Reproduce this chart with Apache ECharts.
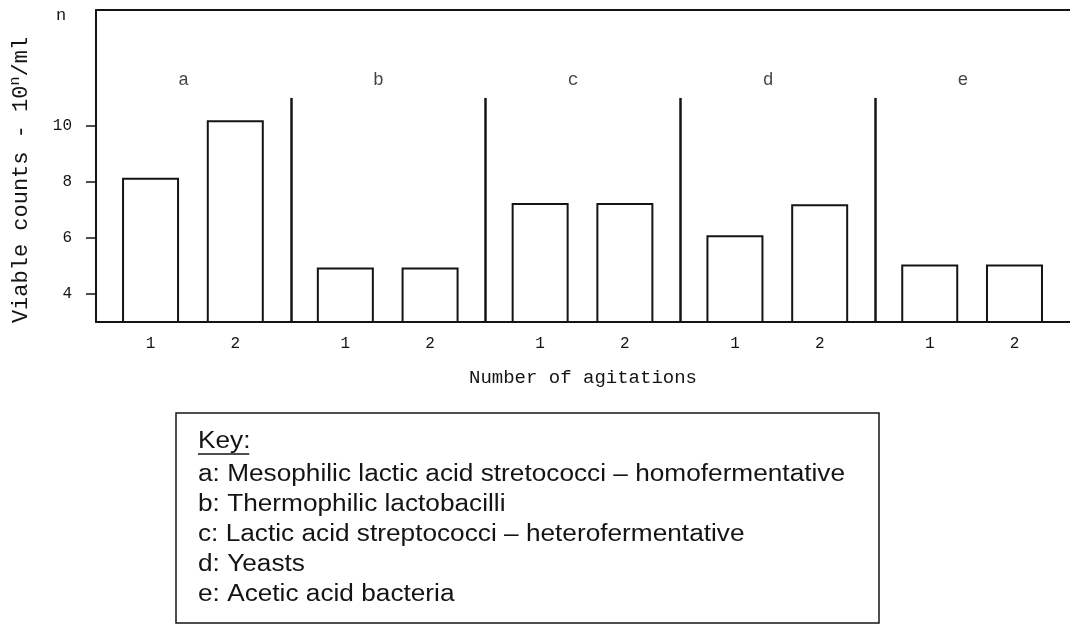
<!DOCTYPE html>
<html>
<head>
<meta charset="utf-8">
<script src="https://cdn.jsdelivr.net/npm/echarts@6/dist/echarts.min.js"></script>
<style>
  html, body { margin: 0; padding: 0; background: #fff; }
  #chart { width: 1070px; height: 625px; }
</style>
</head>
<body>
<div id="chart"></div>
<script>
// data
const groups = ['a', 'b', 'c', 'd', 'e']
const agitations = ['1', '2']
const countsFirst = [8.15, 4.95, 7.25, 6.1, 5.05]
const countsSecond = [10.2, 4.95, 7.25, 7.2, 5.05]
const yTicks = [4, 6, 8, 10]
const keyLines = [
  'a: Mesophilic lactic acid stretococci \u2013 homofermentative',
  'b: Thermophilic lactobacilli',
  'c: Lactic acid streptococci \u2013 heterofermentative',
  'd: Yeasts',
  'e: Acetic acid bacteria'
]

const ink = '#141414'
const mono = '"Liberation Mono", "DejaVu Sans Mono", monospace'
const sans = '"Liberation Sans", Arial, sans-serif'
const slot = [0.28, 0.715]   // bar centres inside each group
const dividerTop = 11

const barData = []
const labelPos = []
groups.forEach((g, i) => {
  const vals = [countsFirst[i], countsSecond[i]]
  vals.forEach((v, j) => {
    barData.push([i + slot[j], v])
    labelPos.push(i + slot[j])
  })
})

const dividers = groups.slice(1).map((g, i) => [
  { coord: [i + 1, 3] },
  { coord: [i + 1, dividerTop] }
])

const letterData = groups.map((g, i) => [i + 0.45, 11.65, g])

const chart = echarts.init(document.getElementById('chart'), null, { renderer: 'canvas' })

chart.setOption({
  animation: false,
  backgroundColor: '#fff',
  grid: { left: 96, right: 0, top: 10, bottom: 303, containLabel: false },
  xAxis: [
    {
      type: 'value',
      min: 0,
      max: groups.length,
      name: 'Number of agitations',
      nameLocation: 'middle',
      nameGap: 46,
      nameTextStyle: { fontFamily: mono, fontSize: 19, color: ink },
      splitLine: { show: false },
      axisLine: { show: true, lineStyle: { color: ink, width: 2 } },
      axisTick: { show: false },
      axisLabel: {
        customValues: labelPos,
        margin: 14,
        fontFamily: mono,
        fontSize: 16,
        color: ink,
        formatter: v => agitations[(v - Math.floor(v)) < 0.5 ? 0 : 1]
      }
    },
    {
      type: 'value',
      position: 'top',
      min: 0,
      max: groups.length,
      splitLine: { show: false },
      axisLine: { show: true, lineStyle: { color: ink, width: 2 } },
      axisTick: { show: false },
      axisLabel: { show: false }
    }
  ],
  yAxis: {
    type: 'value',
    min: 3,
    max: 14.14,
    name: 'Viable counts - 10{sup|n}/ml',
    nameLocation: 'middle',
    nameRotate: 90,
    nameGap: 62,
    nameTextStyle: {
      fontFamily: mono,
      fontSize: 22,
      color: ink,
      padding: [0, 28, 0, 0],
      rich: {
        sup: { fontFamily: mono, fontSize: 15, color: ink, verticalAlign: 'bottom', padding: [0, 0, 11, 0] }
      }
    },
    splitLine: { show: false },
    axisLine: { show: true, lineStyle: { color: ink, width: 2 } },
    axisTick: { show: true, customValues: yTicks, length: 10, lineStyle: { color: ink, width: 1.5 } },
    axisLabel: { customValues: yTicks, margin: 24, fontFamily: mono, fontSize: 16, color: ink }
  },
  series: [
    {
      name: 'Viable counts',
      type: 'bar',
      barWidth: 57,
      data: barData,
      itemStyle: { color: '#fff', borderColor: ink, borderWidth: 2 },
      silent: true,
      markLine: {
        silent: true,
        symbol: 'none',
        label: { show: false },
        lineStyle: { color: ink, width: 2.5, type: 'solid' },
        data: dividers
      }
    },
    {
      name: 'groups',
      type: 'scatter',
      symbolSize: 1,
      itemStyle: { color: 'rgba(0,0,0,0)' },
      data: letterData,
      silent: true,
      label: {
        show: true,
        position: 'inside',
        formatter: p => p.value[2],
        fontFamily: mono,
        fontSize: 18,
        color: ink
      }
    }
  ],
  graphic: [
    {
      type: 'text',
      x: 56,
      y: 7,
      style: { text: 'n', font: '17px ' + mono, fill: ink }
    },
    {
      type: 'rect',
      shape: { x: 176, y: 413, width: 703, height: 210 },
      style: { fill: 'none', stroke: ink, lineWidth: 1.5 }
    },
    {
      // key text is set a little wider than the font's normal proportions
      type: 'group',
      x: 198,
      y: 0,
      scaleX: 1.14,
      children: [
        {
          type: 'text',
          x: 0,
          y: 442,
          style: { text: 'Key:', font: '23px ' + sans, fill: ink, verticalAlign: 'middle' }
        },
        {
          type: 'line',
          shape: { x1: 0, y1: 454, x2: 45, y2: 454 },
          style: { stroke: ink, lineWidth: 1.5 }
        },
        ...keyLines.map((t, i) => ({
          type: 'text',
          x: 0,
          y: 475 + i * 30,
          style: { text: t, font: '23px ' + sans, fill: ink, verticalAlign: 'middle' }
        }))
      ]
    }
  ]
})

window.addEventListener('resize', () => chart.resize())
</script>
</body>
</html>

> _Written request_: Print the complete listing exactly as it stands, without its pictures.

> _Written answer_:
Reproduce this chart with Apache ECharts.
<!DOCTYPE html>
<html>
<head>
<meta charset="utf-8">
<script src="https://cdn.jsdelivr.net/npm/echarts@6/dist/echarts.min.js"></script>
<style>
  html, body { margin: 0; padding: 0; background: #fff; }
  #chart { width: 1070px; height: 625px; }
</style>
</head>
<body>
<div id="chart"></div>
<script>
// data
const groups = ['a', 'b', 'c', 'd', 'e']
const agitations = ['1', '2']
const countsFirst = [8.15, 4.95, 7.25, 6.1, 5.05]
const countsSecond = [10.2, 4.95, 7.25, 7.2, 5.05]
const yTicks = [4, 6, 8, 10]
const keyLines = [
  'a: Mesophilic lactic acid stretococci \u2013 homofermentative',
  'b: Thermophilic lactobacilli',
  'c: Lactic acid streptococci \u2013 heterofermentative',
  'd: Yeasts',
  'e: Acetic acid bacteria'
]

const ink = '#141414'
const mono = '"Liberation Mono", "DejaVu Sans Mono", monospace'
const sans = '"Liberation Sans", Arial, sans-serif'
const slot = [0.28, 0.715]   // bar centres inside each group
const dividerTop = 11

const barData = []
const labelPos = []
groups.forEach((g, i) => {
  const vals = [countsFirst[i], countsSecond[i]]
  vals.forEach((v, j) => {
    barData.push([i + slot[j], v])
    labelPos.push(i + slot[j])
  })
})

const dividers = groups.slice(1).map((g, i) => [
  { coord: [i + 1, 3] },
  { coord: [i + 1, dividerTop] }
])

const letterData = groups.map((g, i) => [i + 0.45, 11.65, g])

const chart = echarts.init(document.getElementById('chart'), null, { renderer: 'canvas' })

chart.setOption({
  animation: false,
  backgroundColor: '#fff',
  grid: { left: 96, right: 0, top: 10, bottom: 303, containLabel: false },
  xAxis: [
    {
      type: 'value',
      min: 0,
      max: groups.length,
      name: 'Number of agitations',
      nameLocation: 'middle',
      nameGap: 46,
      nameTextStyle: { fontFamily: mono, fontSize: 19, color: ink },
      splitLine: { show: false },
      axisLine: { show: true, lineStyle: { color: ink, width: 2 } },
      axisTick: { show: false },
      axisLabel: {
        customValues: labelPos,
        margin: 14,
        fontFamily: mono,
        fontSize: 16,
        color: ink,
        formatter: v => agitations[(v - Math.floor(v)) < 0.5 ? 0 : 1]
      }
    },
    {
      type: 'value',
      position: 'top',
      min: 0,
      max: groups.length,
      splitLine: { show: false },
      axisLine: { show: true, lineStyle: { color: ink, width: 2 } },
      axisTick: { show: false },
      axisLabel: { show: false }
    }
  ],
  yAxis: {
    type: 'value',
    min: 3,
    max: 14.14,
    name: 'Viable counts - 10{sup|n}/ml',
    nameLocation: 'middle',
    nameRotate: 90,
    nameGap: 62,
    nameTextStyle: {
      fontFamily: mono,
      fontSize: 22,
      color: ink,
      padding: [0, 28, 0, 0],
      rich: {
        sup: { fontFamily: mono, fontSize: 15, color: ink, verticalAlign: 'bottom', padding: [0, 0, 11, 0] }
      }
    },
    splitLine: { show: false },
    axisLine: { show: true, lineStyle: { color: ink, width: 2 } },
    axisTick: { show: true, customValues: yTicks, length: 10, lineStyle: { color: ink, width: 1.5 } },
    axisLabel: { customValues: yTicks, margin: 24, fontFamily: mono, fontSize: 16, color: ink }
  },
  series: [
    {
      name: 'Viable counts',
      type: 'bar',
      barWidth: 57,
      data: barData,
      itemStyle: { color: '#fff', borderColor: ink, borderWidth: 2 },
      silent: true,
      markLine: {
        silent: true,
        symbol: 'none',
        label: { show: false },
        lineStyle: { color: ink, width: 2.5, type: 'solid' },
        data: dividers
      }
    },
    {
      name: 'groups',
      type: 'scatter',
      symbolSize: 1,
      itemStyle: { color: 'rgba(0,0,0,0)' },
      data: letterData,
      silent: true,
      label: {
        show: true,
        position: 'inside',
        formatter: p => p.value[2],
        fontFamily: mono,
        fontSize: 18,
        color: ink
      }
    }
  ],
  graphic: [
    {
      type: 'text',
      x: 56,
      y: 7,
      style: { text: 'n', font: '17px ' + mono, fill: ink }
    },
    {
      type: 'rect',
      shape: { x: 176, y: 413, width: 703, height: 210 },
      style: { fill: 'none', stroke: ink, lineWidth: 1.5 }
    },
    {
      // key text is set a little wider than the font's normal proportions
      type: 'group',
      x: 198,
      y: 0,
      scaleX: 1.14,
      children: [
        {
          type: 'text',
          x: 0,
          y: 442,
          style: { text: 'Key:', font: '23px ' + sans, fill: ink, verticalAlign: 'middle' }
        },
        {
          type: 'line',
          shape: { x1: 0, y1: 454, x2: 45, y2: 454 },
          style: { stroke: ink, lineWidth: 1.5 }
        },
        ...keyLines.map((t, i) => ({
          type: 'text',
          x: 0,
          y: 475 + i * 30,
          style: { text: t, font: '23px ' + sans, fill: ink, verticalAlign: 'middle' }
        }))
      ]
    }
  ]
})

window.addEventListener('resize', () => chart.resize())
</script>
</body>
</html>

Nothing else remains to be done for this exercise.